Saturday …
As a ‘sufferer’ from various ‘conditions’ including the Empty Nest Syndrome; I have learned painful lessons of late.
First, the pain doesn’t go away. Second, trying to ignore the discomfort won’t work. Three, there are methods to ease the pain.
However, there are times when the tools one has carefully put in place to alleviate the pain sometimes can become tired and overused or even forgotten.
On occasions I find myself wallowing in the pain; so doing the joys of the here and now are overlooked.
As you know I am preparing to visit my daughter in Brazil after a year from our previous visit. Of course the year has flown by, as previously discussed it has been a good year. Mixed with some emotional turmoil, I would not changed a thing. In fact the opposite I celebrate almost every waking moment, with the passion of glorious hindsight!” and another serious ‘condition’ of the ‘half full cup’!

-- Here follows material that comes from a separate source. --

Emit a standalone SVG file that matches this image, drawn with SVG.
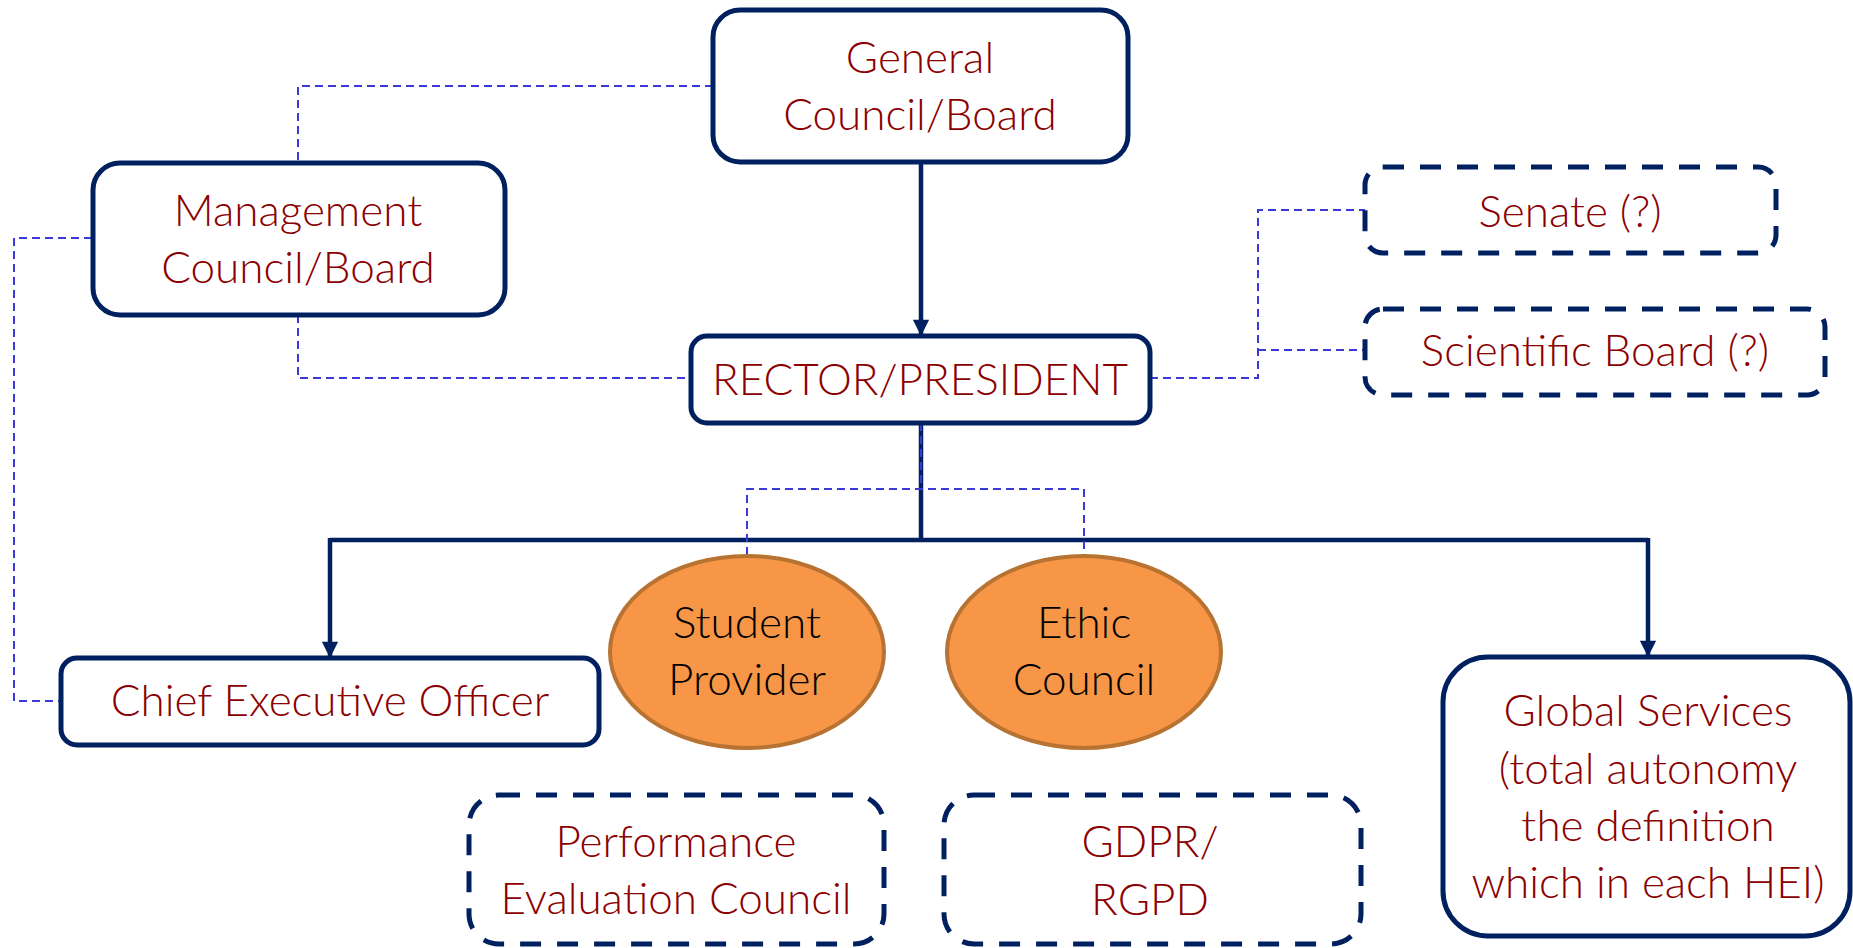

However this week I did find myself in a pit of self pity; thinking about the What ifs? the ‘Whys?’ and ‘Wherefores?’ Counting the days before, and considering the misery after! Forgetting that i still had three weeks of joyous preparation.. Also, no less worthy my live goes on; me doing as I love at work and home … with my new found pleasure in printmaking, my blog and it pictures
I cannot hug my but blog but it hugs me. Also my irises those also previously discussed lounging on my window ledge, as a friend recently reminded me they too need care as they still struggle in this wintry light waiting for the spring sun.
While there are still 3 weeks to go before I go to Rio I will remember just that!